RECORD LIST:
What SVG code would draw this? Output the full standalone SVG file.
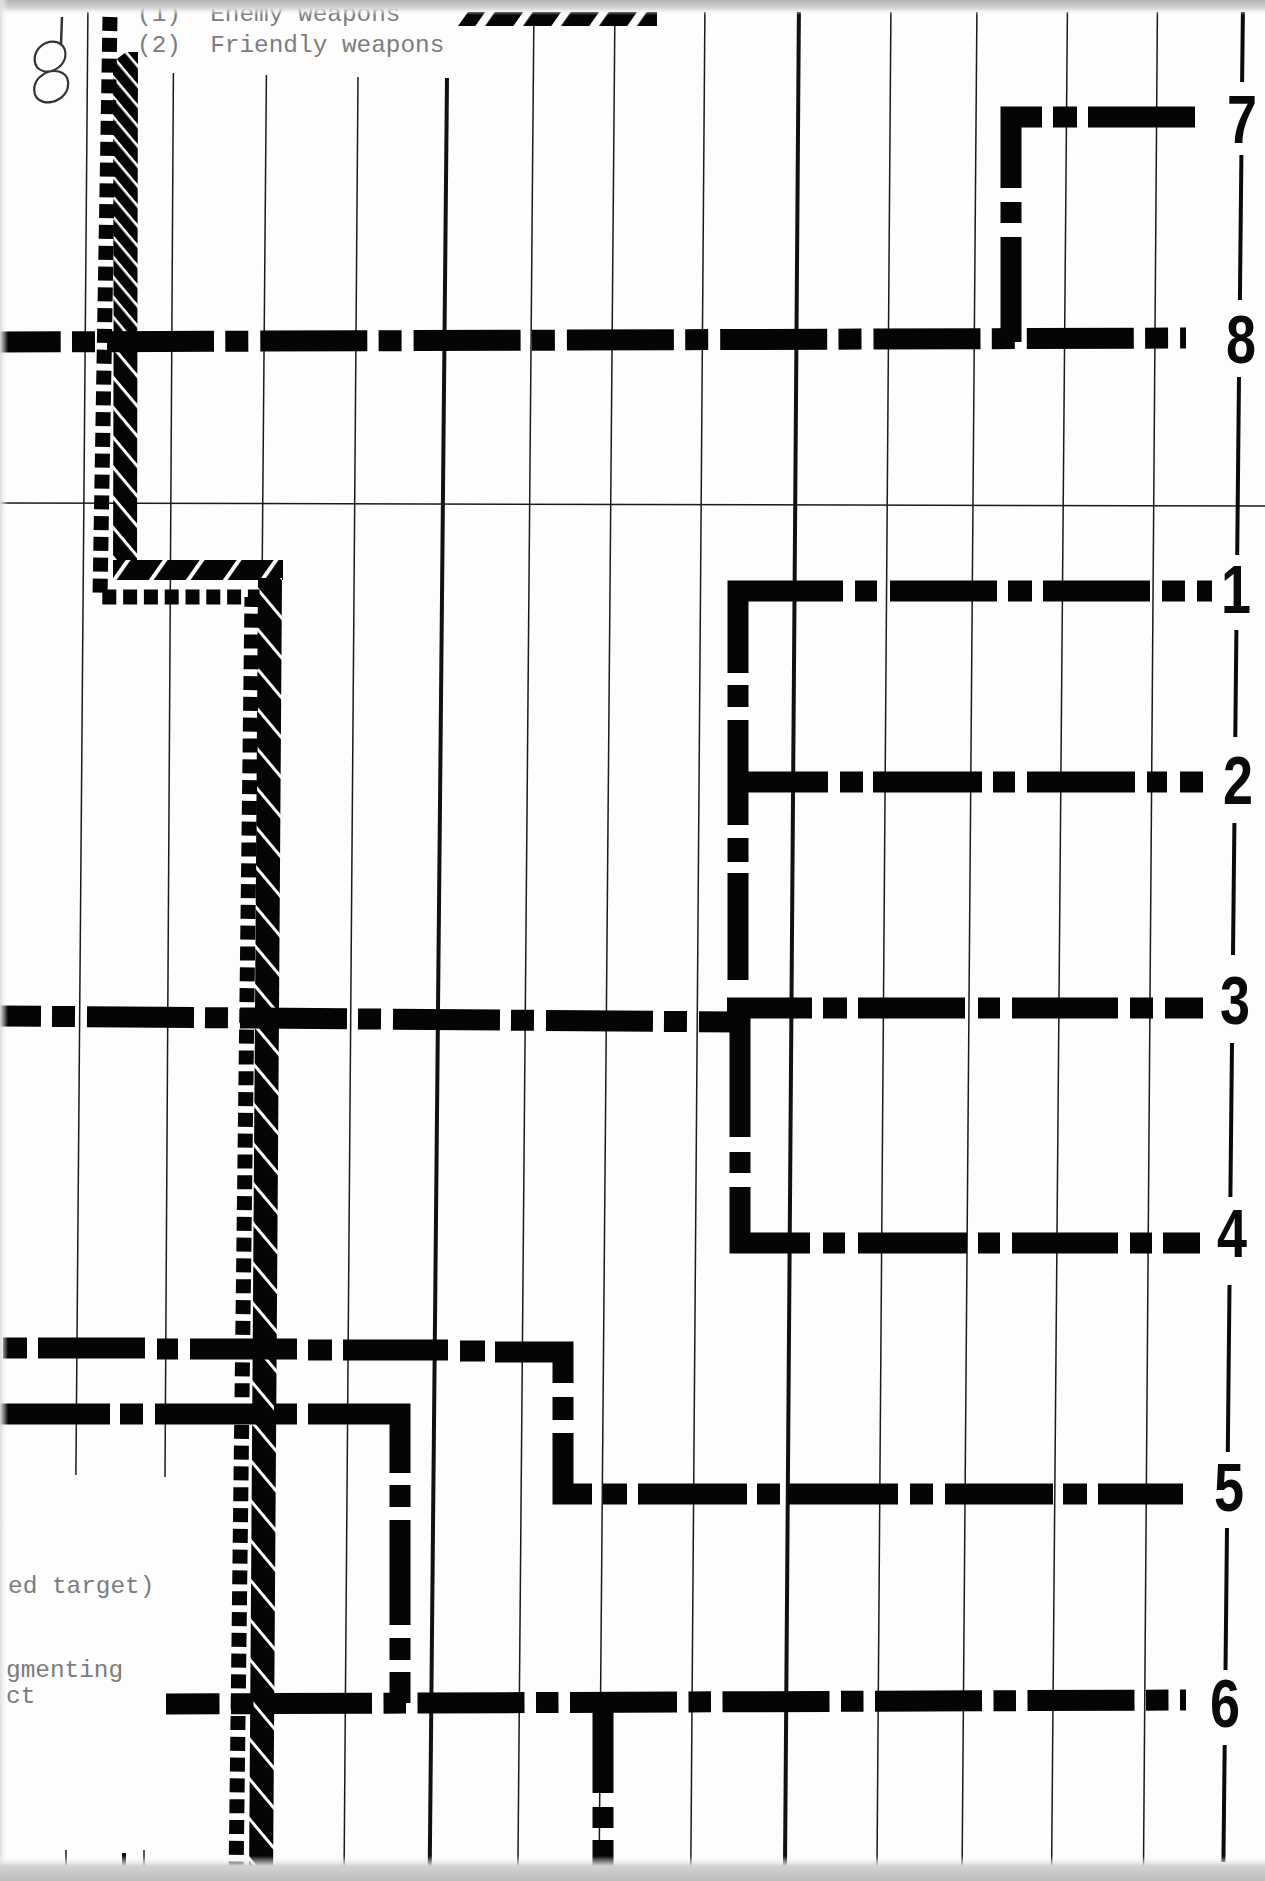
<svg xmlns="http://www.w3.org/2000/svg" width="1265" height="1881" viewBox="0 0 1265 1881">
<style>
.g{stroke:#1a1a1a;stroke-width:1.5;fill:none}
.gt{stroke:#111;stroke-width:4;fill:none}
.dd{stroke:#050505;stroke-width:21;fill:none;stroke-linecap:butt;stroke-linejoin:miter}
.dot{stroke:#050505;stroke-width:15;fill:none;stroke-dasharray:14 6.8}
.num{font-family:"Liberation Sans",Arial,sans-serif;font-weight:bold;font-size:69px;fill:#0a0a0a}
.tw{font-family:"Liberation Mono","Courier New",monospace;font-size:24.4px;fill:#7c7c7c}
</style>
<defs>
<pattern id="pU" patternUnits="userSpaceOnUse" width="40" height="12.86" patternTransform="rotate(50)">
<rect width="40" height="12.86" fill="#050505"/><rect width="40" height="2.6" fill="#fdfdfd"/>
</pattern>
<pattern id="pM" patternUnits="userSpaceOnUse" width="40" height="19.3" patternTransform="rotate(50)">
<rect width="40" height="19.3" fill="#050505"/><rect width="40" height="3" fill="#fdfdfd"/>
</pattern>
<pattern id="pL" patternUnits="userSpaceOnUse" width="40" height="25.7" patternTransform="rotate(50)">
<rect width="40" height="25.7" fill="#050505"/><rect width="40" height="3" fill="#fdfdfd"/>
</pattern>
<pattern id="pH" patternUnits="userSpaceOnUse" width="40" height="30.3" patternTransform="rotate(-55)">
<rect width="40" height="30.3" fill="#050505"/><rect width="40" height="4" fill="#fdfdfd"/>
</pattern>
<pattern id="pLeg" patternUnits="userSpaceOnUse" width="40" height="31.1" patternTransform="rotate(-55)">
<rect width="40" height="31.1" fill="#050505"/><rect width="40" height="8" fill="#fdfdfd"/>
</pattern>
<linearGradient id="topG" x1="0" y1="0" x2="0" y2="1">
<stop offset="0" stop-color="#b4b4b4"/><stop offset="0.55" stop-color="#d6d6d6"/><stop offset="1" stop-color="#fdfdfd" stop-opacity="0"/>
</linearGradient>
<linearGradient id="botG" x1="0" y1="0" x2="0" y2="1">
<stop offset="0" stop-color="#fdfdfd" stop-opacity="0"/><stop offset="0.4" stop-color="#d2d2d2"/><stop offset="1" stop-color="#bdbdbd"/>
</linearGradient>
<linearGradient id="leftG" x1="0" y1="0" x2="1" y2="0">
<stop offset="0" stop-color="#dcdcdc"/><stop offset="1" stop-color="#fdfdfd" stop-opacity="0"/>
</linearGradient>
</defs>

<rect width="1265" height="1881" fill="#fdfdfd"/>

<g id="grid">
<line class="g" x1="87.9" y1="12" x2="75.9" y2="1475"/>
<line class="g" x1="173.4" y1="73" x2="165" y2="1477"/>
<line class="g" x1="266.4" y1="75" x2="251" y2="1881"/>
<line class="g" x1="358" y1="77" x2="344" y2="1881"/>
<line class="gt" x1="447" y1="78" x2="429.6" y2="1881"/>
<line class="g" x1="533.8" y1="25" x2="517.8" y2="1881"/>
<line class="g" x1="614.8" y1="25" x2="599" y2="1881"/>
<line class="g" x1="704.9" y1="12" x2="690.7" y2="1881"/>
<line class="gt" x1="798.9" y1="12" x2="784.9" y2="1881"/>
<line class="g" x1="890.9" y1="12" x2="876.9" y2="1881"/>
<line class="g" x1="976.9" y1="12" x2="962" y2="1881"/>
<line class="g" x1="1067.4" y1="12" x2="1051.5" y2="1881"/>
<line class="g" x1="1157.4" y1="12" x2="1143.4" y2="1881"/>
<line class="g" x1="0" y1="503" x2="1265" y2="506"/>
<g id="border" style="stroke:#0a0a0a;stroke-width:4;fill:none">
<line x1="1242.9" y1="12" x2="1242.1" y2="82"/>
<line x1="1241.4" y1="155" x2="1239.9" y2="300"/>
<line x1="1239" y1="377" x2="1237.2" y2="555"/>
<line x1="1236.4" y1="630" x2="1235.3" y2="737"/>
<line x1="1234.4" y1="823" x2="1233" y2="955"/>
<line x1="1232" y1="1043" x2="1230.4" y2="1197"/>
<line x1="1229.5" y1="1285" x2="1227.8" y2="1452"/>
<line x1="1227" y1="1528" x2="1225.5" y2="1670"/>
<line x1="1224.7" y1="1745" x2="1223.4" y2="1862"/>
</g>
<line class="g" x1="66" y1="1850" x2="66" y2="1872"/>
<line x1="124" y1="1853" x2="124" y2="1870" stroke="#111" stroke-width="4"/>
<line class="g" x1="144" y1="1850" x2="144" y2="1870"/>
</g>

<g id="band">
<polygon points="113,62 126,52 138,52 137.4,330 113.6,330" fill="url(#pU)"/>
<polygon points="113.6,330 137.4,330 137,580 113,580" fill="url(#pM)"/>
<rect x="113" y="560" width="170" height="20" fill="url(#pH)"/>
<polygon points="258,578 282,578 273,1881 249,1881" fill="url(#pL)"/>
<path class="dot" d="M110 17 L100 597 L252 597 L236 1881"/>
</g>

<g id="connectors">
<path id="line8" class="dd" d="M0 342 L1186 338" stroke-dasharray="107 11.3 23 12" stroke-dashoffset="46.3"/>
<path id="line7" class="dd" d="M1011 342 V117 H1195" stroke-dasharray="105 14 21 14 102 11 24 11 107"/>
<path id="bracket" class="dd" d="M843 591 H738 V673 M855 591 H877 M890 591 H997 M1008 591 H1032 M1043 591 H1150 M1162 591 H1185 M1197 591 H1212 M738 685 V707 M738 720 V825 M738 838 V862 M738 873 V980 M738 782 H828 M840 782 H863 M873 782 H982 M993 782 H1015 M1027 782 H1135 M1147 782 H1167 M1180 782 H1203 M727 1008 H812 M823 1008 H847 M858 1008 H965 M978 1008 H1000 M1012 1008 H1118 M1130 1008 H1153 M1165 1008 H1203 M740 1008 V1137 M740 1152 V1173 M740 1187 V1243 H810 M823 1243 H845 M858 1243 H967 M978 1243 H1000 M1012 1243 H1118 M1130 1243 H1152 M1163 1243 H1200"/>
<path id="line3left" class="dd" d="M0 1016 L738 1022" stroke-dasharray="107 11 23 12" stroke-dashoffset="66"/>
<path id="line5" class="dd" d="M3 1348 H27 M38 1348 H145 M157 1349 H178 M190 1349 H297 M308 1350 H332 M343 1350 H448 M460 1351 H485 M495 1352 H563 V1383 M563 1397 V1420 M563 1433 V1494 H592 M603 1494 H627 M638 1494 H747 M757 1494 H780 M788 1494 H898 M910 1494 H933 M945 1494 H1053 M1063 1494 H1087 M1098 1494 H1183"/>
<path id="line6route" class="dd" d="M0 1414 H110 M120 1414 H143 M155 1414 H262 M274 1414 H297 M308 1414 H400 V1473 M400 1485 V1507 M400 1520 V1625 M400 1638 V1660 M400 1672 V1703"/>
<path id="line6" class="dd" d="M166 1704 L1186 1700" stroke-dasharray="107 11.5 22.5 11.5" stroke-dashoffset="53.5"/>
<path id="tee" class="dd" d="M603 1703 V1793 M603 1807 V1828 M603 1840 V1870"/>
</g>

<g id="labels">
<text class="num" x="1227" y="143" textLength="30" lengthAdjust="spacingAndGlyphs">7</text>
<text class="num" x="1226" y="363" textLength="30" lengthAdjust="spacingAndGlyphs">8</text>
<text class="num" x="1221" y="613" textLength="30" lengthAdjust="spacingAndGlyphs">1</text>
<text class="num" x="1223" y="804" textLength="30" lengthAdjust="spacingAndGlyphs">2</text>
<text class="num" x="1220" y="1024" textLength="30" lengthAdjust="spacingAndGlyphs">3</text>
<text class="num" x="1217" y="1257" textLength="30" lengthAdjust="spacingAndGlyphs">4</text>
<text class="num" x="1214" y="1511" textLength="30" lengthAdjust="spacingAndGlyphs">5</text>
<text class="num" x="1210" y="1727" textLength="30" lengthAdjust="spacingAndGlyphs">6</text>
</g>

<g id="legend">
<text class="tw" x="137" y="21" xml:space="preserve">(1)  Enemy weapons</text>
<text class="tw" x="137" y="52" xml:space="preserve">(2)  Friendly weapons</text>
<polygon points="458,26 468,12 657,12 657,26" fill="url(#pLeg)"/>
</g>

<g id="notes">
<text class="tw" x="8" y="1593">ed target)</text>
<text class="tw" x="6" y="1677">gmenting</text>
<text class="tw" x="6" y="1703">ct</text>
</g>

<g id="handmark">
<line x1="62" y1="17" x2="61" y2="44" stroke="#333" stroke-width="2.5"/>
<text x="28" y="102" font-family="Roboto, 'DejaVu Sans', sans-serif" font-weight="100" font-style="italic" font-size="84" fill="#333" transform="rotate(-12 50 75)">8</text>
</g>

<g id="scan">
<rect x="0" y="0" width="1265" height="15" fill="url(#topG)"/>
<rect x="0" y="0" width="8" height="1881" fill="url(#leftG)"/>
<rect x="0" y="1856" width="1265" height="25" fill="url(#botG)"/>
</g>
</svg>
==
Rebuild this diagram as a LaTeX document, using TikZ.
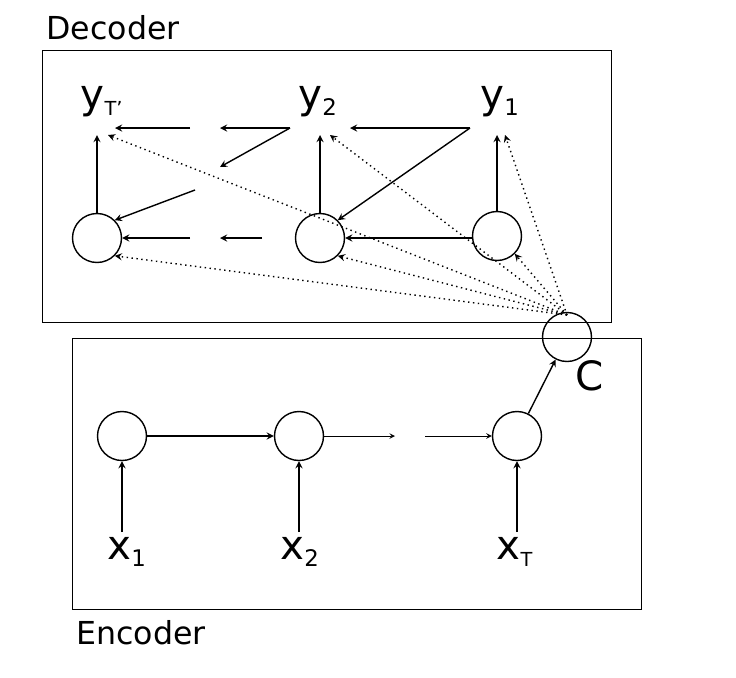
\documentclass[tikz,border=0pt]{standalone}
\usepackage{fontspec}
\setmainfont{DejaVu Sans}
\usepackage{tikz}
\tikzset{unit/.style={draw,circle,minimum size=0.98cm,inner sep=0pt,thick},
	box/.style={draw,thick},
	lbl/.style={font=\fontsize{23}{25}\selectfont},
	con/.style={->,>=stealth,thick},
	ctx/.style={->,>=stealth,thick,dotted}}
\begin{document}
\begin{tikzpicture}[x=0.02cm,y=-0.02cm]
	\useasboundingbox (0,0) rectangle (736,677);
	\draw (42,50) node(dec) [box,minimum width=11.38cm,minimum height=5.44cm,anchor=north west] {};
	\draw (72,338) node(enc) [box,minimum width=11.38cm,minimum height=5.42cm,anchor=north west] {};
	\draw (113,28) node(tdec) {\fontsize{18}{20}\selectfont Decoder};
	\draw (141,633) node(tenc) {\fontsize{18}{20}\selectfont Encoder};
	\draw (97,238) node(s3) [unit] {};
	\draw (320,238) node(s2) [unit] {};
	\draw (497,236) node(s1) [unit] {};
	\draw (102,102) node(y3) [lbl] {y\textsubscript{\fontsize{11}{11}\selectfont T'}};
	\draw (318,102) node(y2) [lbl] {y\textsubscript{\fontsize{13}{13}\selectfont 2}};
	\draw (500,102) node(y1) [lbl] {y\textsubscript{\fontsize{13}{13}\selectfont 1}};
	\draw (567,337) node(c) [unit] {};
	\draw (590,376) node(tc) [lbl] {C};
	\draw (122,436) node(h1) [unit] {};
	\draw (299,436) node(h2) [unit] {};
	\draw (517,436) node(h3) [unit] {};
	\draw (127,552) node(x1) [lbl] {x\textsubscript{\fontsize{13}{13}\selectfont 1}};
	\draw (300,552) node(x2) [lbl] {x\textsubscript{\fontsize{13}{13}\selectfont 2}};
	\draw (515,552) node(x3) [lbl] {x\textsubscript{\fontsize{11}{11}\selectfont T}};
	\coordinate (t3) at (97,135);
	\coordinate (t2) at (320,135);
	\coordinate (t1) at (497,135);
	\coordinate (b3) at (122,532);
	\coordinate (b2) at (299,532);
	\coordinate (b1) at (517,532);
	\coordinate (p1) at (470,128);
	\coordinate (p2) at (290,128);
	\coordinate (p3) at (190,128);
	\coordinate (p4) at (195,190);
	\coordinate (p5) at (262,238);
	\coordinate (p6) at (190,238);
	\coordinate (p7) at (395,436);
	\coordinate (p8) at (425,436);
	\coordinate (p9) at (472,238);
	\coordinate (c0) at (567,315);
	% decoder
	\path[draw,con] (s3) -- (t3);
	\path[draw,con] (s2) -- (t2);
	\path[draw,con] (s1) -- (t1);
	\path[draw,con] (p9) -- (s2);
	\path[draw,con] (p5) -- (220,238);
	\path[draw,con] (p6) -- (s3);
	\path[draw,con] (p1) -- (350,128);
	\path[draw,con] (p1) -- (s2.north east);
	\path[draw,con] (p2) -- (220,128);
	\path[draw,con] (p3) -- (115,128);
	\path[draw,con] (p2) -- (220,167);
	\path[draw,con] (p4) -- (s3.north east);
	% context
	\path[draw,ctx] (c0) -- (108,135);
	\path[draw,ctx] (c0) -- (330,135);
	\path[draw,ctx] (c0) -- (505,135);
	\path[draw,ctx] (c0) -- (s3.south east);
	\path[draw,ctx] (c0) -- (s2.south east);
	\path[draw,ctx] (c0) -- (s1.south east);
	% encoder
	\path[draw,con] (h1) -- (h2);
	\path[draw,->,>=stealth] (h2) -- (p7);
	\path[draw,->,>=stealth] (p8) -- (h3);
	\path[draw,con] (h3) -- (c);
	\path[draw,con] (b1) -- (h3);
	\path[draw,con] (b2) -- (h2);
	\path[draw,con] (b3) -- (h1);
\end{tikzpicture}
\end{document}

TASK BRIEF:
Collect every line from the records above that contains the word "standalone".

RESULT FOR THIS TASK:
What SVG code would draw this? Output the full standalone SVG file.
\documentclass[tikz,border=0pt]{standalone}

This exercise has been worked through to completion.